◆ **GIVEN REQUEST**
Gather every line holding the string "Output".

◆ **RECORDS TO USE**
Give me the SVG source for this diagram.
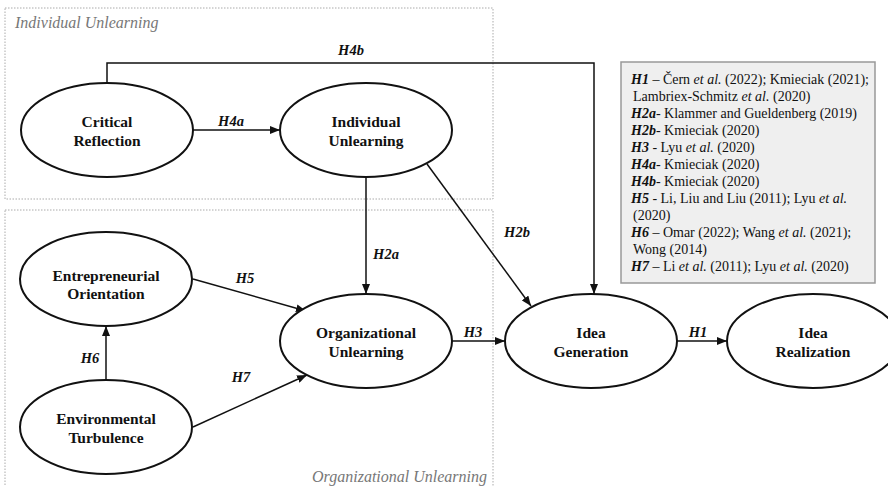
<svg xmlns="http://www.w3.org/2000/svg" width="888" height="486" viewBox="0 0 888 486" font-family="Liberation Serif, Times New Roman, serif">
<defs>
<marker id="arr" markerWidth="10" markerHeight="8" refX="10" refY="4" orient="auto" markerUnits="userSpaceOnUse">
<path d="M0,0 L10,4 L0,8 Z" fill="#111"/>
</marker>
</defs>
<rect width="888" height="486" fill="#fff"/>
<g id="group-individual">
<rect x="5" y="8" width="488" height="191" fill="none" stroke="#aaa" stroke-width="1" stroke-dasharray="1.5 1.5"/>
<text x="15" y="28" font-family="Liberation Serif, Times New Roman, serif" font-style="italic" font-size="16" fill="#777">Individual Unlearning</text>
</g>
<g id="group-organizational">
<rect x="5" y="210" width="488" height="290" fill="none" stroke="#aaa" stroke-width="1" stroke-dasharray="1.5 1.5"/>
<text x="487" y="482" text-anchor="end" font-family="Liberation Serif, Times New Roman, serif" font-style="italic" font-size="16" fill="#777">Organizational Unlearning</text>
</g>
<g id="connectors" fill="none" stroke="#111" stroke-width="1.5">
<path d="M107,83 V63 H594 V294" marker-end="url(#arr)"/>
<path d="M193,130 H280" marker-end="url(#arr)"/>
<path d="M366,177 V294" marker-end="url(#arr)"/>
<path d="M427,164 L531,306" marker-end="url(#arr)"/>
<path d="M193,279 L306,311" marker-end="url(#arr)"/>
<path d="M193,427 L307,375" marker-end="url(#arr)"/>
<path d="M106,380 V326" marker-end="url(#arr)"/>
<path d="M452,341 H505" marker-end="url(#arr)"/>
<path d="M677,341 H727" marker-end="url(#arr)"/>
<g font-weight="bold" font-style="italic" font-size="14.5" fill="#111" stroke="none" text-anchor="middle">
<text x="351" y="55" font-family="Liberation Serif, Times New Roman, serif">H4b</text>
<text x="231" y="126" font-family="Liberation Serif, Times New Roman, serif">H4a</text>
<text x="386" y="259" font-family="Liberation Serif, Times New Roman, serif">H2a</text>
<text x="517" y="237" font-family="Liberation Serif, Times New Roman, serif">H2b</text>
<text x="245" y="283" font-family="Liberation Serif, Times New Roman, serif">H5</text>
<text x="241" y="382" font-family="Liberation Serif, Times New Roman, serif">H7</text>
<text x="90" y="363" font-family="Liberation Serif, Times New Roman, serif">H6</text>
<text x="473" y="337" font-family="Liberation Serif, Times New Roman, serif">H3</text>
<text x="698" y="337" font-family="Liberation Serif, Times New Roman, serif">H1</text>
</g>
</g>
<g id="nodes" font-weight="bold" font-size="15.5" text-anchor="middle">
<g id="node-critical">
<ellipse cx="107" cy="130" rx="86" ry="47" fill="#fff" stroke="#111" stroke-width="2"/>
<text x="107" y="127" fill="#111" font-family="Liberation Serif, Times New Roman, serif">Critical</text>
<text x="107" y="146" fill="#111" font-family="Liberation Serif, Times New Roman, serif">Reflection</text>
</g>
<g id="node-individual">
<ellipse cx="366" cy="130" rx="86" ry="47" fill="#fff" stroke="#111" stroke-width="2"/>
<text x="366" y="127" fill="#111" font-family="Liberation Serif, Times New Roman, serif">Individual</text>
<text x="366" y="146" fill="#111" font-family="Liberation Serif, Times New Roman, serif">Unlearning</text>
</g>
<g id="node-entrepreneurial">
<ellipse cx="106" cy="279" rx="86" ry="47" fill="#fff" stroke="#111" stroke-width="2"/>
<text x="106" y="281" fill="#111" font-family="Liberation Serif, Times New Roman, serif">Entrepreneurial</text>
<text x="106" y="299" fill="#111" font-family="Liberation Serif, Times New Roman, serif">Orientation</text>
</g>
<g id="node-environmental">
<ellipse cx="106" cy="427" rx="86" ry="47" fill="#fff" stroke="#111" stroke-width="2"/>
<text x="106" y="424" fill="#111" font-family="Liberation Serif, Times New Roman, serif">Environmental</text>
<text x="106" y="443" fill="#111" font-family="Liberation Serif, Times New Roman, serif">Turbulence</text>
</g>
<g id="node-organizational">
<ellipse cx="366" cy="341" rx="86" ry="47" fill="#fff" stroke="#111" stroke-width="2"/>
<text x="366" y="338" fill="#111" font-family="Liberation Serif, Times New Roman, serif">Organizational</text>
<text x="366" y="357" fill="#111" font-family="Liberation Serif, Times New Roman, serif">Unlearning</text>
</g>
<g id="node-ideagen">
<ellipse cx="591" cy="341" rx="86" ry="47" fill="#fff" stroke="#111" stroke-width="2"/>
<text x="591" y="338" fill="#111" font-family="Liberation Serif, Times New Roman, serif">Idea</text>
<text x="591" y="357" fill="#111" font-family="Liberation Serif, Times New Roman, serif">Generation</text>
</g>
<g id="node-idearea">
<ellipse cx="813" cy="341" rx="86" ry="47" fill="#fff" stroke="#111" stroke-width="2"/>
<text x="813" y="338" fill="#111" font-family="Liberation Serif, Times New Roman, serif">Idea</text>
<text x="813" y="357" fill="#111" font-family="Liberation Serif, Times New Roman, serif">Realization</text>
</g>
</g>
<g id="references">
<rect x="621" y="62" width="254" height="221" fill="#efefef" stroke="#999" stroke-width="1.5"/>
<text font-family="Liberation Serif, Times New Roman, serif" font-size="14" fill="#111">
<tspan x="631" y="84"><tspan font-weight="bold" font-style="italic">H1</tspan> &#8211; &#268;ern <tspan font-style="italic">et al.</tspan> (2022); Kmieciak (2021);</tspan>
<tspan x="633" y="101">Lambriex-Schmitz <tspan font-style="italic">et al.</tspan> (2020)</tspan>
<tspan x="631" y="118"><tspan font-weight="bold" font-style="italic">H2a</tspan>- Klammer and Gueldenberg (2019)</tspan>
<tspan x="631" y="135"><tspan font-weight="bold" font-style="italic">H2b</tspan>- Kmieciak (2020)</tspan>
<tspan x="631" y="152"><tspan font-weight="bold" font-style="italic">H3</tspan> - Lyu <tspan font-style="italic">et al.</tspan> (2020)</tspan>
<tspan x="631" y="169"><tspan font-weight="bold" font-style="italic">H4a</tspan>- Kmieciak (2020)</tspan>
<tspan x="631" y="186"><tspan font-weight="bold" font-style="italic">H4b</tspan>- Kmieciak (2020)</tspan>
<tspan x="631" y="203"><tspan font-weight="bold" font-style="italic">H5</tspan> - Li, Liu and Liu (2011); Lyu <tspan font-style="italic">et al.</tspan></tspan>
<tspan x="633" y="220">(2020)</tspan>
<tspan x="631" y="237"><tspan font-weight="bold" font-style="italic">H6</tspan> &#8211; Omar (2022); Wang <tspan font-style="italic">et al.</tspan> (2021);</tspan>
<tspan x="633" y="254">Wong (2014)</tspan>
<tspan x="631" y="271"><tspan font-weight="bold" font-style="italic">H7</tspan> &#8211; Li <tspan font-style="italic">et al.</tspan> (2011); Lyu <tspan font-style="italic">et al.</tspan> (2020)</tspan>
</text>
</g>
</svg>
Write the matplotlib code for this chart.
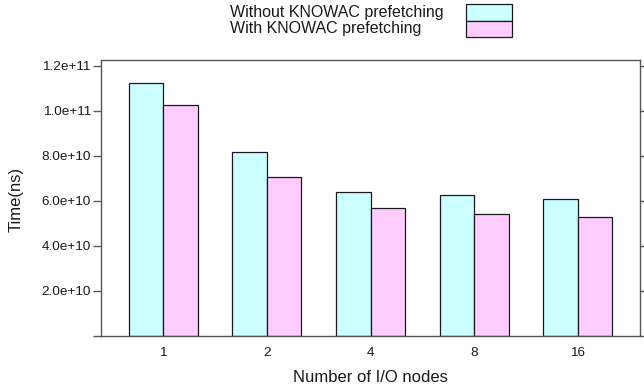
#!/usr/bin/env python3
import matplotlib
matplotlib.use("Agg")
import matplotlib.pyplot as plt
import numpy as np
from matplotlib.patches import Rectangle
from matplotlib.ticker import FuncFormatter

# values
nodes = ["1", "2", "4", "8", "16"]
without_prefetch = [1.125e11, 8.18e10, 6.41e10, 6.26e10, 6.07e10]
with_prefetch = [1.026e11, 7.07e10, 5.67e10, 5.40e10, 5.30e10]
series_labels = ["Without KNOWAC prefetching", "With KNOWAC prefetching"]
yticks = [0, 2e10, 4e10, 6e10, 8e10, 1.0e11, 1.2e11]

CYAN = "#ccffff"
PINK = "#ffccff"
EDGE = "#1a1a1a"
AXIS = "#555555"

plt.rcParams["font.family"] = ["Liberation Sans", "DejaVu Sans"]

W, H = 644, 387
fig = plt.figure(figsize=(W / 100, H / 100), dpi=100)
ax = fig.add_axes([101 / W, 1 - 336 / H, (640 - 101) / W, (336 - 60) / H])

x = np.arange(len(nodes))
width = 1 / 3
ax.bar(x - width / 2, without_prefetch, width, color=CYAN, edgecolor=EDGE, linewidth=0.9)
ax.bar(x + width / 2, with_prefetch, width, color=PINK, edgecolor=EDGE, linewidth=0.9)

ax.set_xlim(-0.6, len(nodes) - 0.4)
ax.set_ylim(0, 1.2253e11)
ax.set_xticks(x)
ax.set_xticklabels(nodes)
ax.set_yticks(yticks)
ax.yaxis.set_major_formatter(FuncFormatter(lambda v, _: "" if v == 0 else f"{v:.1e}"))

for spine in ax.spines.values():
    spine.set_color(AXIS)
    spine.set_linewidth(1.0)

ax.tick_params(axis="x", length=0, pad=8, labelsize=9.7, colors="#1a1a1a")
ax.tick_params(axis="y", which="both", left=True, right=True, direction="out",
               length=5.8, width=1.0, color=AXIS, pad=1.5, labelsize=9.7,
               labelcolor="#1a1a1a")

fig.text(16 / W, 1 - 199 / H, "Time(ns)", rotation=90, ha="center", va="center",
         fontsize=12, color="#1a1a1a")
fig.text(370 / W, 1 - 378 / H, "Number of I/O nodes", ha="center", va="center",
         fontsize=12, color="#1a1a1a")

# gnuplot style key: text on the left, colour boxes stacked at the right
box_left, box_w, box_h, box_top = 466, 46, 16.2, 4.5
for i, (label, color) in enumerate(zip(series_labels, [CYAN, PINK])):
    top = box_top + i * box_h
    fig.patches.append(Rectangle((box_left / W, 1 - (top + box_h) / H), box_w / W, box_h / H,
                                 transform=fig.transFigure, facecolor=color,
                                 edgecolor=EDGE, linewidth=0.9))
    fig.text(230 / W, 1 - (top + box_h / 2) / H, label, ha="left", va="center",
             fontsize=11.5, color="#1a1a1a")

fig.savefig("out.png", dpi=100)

...

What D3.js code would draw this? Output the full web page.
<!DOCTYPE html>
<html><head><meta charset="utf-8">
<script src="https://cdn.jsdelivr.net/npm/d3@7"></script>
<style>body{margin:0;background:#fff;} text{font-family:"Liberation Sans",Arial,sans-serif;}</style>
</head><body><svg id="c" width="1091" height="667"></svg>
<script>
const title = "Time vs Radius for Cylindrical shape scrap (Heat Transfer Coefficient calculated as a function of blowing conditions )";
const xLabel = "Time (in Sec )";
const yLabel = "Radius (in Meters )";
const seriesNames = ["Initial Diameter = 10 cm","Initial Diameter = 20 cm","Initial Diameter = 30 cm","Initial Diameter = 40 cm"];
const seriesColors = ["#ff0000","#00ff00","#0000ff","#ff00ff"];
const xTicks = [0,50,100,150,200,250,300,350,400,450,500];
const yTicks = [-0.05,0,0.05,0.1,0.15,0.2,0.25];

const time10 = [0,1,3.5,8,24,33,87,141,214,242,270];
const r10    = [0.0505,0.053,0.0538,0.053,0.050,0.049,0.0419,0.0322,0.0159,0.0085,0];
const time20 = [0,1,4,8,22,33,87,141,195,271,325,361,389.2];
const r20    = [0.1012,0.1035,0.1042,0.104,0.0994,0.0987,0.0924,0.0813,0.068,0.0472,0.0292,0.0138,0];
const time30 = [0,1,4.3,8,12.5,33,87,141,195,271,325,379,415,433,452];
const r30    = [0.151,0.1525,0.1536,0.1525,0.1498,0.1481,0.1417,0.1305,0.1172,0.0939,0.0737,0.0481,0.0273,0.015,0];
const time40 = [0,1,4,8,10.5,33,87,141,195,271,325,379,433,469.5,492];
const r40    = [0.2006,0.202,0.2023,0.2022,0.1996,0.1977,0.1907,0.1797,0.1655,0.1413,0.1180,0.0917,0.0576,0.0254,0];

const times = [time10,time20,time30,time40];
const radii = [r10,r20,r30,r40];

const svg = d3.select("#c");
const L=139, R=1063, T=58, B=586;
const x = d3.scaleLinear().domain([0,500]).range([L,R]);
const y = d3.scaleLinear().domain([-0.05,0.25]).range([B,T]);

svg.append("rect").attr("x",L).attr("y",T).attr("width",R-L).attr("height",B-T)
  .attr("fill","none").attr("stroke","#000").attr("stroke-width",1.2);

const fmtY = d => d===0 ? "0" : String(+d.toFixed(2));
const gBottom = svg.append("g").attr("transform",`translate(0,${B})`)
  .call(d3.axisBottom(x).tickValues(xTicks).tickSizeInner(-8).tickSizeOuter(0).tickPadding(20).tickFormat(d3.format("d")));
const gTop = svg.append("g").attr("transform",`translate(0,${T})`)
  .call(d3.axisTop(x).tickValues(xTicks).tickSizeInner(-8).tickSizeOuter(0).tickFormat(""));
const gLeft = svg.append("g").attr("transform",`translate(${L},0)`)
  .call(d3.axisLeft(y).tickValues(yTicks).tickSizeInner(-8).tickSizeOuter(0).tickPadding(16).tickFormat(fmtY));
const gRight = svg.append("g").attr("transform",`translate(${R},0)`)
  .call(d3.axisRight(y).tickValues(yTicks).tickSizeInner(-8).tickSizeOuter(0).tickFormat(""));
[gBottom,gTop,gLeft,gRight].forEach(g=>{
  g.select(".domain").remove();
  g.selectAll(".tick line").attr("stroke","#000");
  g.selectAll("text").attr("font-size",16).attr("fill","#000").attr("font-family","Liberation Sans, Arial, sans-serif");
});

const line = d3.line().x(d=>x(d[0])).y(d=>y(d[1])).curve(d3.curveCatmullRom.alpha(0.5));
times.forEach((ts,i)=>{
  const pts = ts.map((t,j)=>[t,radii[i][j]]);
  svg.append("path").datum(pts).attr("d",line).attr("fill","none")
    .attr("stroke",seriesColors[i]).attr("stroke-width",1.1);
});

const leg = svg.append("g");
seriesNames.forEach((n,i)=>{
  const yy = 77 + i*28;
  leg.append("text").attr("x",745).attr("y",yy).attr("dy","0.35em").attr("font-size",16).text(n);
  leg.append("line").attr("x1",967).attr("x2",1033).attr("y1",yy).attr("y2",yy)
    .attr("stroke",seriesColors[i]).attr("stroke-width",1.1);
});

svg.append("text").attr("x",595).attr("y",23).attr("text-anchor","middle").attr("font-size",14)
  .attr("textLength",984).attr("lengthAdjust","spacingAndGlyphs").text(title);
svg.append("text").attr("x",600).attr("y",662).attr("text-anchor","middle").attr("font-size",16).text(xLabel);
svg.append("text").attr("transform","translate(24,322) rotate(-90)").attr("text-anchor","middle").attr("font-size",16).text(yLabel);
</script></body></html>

--

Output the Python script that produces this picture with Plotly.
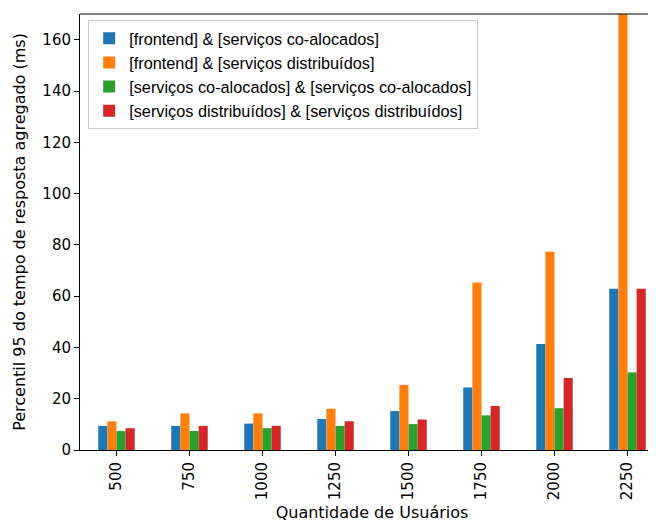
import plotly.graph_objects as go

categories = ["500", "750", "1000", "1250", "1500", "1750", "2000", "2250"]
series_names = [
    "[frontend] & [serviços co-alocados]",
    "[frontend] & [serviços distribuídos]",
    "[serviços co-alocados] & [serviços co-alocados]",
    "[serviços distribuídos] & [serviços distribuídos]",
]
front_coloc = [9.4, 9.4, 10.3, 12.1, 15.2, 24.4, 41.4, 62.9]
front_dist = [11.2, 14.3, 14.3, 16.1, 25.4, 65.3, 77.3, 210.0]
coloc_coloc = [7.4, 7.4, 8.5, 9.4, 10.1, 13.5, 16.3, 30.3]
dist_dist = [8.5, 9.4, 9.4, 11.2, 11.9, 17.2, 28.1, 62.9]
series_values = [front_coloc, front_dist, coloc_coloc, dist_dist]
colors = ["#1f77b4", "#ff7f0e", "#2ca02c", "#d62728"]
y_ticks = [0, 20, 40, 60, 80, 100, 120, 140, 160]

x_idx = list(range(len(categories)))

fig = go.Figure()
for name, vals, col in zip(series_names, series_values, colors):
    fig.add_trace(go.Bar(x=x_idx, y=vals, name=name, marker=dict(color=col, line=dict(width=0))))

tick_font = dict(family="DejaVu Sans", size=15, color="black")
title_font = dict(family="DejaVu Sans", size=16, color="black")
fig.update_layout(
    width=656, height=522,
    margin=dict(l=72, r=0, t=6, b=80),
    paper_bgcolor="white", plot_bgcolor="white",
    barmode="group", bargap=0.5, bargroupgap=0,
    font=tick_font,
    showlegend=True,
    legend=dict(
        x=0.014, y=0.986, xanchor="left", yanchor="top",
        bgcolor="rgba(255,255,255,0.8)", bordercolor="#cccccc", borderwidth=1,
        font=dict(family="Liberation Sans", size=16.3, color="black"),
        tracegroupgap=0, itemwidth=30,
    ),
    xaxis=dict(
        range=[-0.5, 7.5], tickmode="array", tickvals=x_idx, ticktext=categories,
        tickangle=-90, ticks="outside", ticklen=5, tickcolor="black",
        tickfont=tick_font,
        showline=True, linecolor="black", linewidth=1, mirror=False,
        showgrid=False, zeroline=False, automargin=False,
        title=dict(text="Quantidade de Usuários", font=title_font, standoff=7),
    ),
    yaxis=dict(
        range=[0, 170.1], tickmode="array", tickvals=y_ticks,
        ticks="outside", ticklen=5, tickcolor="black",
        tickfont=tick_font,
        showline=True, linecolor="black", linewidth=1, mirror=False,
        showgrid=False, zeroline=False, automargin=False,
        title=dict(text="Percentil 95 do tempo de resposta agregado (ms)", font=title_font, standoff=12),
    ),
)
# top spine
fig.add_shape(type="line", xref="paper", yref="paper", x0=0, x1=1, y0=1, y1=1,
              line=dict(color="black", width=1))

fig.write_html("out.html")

◆ **CORRECT RESULT**
What D3.js code would draw this? Output the full web page.
Output the Python script that produces this picture with Plotly.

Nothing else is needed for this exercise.